Generalizing from this example, we realize that the probability of obtaining a particular sequence of a certain type, that probability is of this form.
For each color, we have the probability of that color raised to the power of how many times that particular color appears in a sequence.
So any particular sequence of this type has this probability.
What we’re interested in is to find the total probability of obtaining some sequence of this type.
How can we find this probability? Well, we will take the probability of each sequence of this type– which is this much, and it’s the same for any particular sequence– and multiply with the number of sequences of this type.
So how many sequences are there of a certain type? Let us look back at our example.
We had seven trials.
So let us number here the different trials.
And when I tell you that a particular sequence was obtained, that’s the same as telling you that in this set of trials, we had the first color.
In this set of trials, the fifth and sixth trial, we had the second color.
And in this trial, the third trial, we had the third color.
This is an alternative way of telling you what sequence we obtained.
I tell you at which trials we had the first color, at which trials we had the second, at which trials we had the third.

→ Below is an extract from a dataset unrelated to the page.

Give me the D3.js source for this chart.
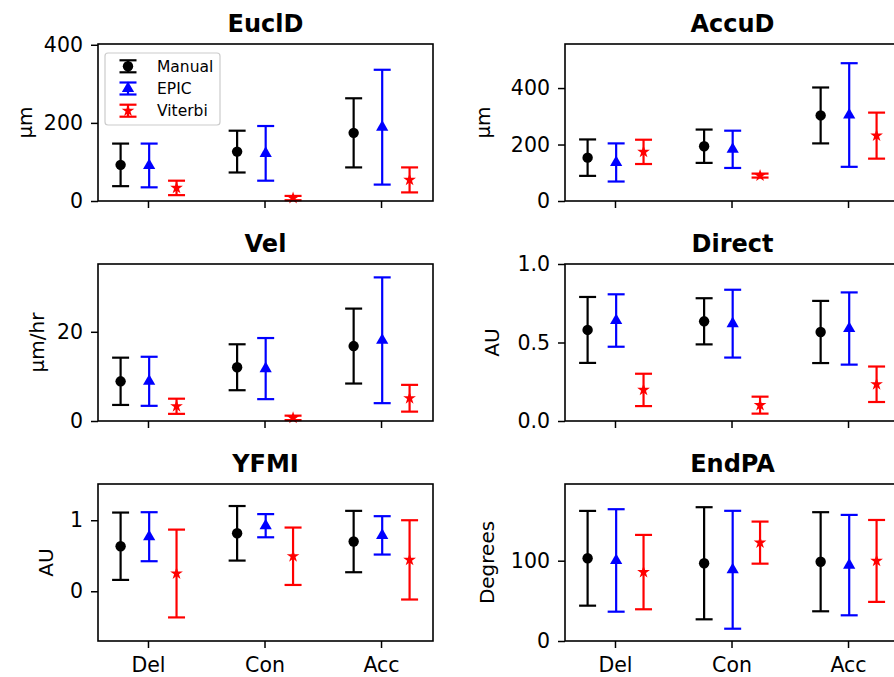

But What do we have here? Here we have a partition of the set of numbers from 1 up to 7 into three subsets.
And the cardinalities of those subsets are the numbers that appear here in the type of the sequence.

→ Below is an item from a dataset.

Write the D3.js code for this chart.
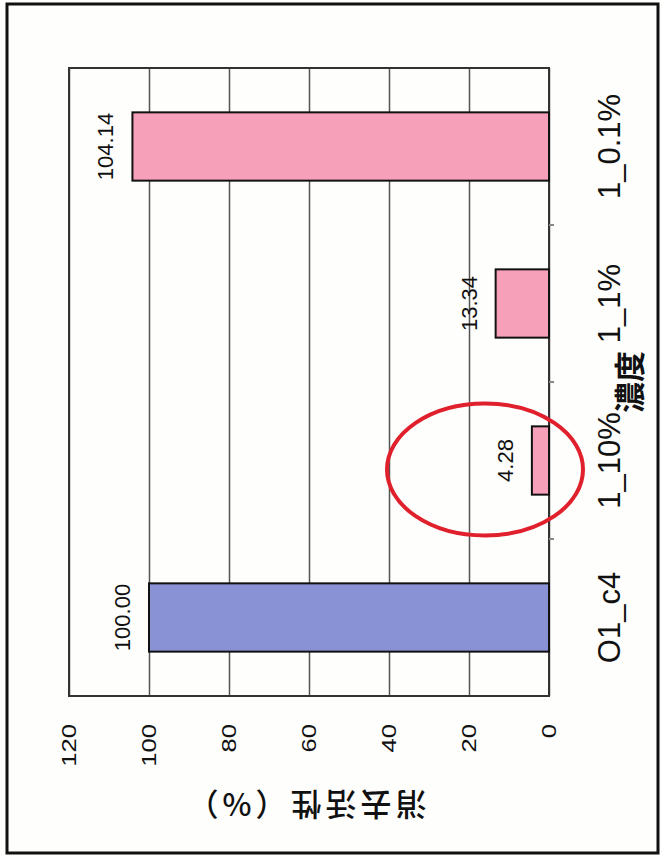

The conclusion is that a sequence of certain type is equivalent, or can be alternatively specified, by giving you a partition over this set of tosses, which is the set from 1 up to n, how many trials we’ve had, a partition into subsets of certain sizes.
So this allows us now to count the number of sequences of a certain type.
It’s exactly the same as the number of partitions, and we know what this is.
And putting everything together, the probability of obtaining a sequence of a certain type is equal to the count of how many sequences do we have of the certain type, which is the same as the number of partitions of a certain type, times the probability of any particular sequence of that type that we’re interested in.
So this is a formula that generalizes the one that we saw before for the case where we have only two colors, and which corresponded to the coin tossing setting.
And it is a useful model, because you can think of many situations in which you have repeated trials, and at each trial, you obtain one out of a finite set of possible results.
There are different possible results.
You repeat those trials independently.
And you may be interested in the question of how many results of the first kind, of the second kind, and so on there will be.